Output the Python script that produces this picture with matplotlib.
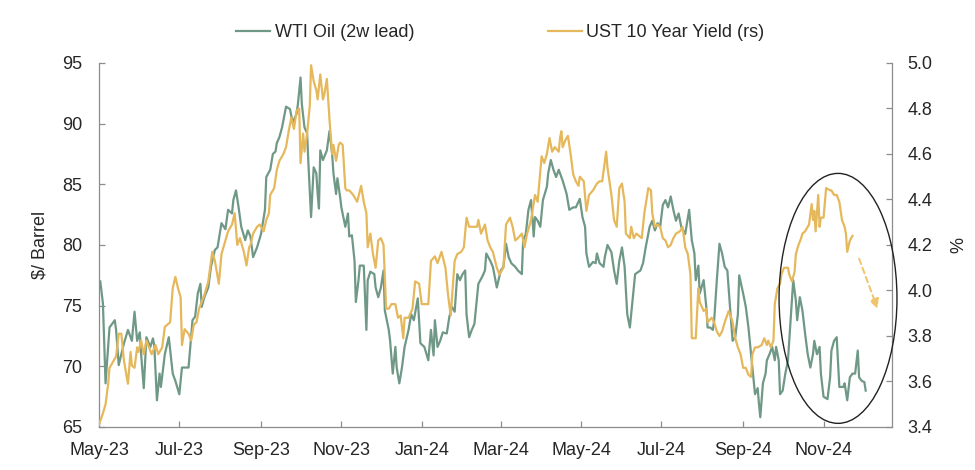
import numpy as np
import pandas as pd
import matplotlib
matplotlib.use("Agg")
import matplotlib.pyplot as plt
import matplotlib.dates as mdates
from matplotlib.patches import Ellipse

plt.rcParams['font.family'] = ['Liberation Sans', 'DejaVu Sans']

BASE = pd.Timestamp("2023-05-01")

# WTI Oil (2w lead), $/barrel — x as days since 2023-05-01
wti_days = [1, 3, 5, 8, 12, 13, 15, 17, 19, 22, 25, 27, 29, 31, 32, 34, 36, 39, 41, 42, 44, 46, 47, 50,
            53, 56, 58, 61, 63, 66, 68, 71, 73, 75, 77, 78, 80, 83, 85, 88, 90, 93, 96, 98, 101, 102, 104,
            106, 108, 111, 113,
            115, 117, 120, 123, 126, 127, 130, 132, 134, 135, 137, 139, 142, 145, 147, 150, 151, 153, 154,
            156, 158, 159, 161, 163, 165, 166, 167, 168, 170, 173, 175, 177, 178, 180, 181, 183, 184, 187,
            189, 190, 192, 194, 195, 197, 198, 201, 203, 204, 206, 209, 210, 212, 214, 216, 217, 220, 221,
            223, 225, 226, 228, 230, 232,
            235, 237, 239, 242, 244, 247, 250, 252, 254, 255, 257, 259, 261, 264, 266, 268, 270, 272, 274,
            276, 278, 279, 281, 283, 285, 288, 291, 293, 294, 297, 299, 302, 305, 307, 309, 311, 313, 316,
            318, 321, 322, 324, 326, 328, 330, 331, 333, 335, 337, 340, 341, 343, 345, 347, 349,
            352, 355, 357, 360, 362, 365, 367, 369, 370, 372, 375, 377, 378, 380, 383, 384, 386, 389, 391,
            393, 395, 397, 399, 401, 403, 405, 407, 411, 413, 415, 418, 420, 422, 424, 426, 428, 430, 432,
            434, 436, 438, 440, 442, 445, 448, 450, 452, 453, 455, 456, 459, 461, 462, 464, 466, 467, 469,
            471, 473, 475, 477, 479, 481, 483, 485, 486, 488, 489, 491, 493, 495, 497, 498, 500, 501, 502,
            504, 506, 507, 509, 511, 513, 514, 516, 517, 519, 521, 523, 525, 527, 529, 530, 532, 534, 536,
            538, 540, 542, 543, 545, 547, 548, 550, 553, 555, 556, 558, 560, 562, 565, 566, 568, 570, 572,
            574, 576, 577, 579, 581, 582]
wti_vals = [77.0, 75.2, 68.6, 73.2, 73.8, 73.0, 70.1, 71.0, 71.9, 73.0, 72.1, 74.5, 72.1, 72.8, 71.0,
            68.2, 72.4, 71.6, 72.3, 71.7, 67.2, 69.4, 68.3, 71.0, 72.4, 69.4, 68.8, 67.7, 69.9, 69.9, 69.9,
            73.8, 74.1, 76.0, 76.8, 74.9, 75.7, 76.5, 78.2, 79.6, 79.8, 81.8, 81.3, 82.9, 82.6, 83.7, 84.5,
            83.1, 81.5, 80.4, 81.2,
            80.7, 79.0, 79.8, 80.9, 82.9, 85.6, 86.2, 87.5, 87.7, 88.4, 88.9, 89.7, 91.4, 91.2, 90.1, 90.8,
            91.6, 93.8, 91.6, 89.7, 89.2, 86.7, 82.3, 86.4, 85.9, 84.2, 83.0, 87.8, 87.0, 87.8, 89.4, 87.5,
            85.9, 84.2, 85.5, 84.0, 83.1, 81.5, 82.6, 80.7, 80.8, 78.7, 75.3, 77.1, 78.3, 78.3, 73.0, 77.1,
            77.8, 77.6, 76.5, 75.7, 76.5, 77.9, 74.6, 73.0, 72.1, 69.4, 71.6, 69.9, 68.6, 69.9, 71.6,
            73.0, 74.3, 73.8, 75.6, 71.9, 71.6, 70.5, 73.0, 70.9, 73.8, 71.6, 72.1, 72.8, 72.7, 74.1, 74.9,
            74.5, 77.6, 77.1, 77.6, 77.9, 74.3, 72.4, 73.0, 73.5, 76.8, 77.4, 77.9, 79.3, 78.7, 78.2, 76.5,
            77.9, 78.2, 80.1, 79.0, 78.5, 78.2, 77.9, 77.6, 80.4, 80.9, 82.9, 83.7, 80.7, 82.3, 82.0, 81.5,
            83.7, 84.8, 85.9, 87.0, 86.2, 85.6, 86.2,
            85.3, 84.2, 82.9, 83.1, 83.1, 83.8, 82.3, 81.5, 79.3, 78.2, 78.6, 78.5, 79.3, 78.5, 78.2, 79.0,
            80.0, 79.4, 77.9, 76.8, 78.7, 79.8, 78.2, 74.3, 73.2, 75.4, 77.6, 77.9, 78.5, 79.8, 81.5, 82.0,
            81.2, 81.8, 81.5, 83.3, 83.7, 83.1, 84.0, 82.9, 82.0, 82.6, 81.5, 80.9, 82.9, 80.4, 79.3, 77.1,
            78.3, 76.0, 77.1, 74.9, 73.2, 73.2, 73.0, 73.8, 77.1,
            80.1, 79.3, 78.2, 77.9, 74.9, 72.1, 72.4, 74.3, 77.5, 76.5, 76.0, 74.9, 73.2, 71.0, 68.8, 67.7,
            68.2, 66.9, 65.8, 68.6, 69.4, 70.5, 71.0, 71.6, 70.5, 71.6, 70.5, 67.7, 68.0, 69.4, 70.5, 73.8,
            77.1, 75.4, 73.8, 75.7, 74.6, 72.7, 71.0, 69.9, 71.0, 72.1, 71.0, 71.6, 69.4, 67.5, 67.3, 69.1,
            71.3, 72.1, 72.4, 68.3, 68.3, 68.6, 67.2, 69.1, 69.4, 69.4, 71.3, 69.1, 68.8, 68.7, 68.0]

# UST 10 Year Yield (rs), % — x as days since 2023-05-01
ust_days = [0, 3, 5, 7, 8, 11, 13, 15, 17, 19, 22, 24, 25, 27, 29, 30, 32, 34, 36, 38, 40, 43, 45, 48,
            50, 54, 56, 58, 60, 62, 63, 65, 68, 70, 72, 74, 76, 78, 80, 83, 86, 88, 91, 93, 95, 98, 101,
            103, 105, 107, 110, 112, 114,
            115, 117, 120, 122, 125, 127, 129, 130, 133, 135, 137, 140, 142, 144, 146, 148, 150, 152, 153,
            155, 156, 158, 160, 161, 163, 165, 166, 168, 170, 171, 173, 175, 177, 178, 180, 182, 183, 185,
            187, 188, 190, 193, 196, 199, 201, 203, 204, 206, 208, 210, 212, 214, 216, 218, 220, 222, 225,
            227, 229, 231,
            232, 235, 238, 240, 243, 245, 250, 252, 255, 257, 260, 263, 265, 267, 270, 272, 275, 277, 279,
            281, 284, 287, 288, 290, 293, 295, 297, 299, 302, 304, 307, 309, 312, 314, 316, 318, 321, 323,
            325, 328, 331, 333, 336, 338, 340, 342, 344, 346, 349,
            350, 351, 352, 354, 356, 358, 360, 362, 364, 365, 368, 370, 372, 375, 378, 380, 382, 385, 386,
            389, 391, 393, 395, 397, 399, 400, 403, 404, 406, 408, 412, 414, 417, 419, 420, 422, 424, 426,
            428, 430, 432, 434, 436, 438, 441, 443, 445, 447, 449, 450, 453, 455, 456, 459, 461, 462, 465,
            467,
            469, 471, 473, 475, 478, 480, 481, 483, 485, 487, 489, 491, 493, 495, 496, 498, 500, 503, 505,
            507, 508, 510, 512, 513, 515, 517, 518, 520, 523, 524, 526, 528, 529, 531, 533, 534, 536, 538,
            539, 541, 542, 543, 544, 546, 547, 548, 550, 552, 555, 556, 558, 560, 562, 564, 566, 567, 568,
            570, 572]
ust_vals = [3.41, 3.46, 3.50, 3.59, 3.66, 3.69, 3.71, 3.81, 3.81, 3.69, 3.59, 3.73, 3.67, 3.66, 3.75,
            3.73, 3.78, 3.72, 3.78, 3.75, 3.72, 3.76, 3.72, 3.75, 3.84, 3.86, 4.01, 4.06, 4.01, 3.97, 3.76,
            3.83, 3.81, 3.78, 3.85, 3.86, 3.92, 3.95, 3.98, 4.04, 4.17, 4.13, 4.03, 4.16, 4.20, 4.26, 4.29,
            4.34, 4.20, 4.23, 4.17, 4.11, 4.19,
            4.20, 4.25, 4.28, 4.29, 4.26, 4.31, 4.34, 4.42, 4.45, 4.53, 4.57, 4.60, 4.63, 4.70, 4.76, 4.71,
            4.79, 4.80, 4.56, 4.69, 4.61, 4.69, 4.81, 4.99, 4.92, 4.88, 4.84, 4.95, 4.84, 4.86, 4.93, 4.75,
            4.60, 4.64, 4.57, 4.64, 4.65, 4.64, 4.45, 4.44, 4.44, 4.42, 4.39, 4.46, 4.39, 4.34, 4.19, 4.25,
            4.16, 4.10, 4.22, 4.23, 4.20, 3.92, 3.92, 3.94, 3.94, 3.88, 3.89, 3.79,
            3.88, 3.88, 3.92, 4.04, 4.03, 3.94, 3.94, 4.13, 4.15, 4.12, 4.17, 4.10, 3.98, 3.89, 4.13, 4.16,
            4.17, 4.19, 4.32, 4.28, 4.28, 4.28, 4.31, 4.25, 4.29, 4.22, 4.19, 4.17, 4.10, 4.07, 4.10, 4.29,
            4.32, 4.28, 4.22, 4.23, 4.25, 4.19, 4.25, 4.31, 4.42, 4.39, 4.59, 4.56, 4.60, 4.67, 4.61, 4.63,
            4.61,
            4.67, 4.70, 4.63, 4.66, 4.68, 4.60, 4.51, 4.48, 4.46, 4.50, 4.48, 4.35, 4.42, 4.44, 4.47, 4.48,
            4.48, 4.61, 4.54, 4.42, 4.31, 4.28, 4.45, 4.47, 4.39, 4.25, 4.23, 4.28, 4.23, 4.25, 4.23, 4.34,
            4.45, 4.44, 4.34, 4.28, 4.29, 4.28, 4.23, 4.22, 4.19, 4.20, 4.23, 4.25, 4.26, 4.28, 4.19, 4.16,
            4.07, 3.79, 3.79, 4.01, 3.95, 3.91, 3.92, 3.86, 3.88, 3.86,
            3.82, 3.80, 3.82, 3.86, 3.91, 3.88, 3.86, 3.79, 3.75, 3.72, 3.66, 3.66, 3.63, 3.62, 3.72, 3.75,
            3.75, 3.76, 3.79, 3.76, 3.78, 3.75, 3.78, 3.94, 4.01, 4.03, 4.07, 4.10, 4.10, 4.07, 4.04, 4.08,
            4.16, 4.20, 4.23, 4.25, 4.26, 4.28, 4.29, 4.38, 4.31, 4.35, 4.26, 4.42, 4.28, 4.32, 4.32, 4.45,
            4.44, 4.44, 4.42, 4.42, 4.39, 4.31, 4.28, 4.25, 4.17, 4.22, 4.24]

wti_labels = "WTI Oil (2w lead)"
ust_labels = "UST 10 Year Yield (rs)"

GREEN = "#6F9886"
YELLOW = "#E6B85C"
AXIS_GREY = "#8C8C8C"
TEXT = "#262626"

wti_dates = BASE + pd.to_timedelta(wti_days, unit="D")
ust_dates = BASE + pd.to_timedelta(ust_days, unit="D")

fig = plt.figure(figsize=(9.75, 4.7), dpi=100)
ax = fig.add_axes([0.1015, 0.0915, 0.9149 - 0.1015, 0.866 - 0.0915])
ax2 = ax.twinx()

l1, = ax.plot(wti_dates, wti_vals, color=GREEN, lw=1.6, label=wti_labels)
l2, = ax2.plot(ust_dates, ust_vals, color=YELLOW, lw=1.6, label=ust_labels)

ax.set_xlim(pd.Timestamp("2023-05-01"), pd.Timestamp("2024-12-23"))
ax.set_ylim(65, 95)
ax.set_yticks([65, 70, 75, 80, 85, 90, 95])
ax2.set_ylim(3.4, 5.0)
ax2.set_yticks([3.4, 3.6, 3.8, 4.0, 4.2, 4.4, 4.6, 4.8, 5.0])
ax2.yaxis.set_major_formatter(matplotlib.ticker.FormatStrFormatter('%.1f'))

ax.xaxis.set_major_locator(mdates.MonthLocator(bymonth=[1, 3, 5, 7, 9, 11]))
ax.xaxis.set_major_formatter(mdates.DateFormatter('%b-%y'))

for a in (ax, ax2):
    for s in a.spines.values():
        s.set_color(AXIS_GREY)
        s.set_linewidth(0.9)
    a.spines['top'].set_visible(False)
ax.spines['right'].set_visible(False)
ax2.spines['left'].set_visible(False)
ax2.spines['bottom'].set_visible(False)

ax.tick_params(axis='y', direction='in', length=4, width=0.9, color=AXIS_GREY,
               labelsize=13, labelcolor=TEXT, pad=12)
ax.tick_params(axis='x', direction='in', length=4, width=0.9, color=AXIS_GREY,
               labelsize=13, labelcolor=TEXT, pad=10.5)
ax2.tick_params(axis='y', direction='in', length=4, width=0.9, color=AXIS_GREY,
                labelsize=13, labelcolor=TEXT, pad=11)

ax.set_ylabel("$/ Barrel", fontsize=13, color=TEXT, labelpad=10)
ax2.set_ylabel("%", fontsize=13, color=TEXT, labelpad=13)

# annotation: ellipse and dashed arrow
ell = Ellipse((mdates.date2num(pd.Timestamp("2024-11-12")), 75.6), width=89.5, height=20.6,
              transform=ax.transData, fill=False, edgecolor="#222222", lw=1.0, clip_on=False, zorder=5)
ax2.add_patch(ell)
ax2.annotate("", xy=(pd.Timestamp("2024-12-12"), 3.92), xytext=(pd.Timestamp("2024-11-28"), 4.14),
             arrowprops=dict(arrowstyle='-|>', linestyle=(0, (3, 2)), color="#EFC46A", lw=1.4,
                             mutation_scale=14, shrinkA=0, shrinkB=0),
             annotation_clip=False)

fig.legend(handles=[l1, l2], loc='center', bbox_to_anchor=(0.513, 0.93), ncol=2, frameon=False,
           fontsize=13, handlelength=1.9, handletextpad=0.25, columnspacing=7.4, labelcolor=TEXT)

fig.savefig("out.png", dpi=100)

---------------

*Stated task*: Which lines include "matplotlib"? Copy each of them out.

*Answer to the exercise*:
Output the Python script that produces this picture with matplotlib.
import matplotlib
matplotlib.use("Agg")
import matplotlib.pyplot as plt
import matplotlib.dates as mdates
from matplotlib.patches import Ellipse
ax2.yaxis.set_major_formatter(matplotlib.ticker.FormatStrFormatter('%.1f'))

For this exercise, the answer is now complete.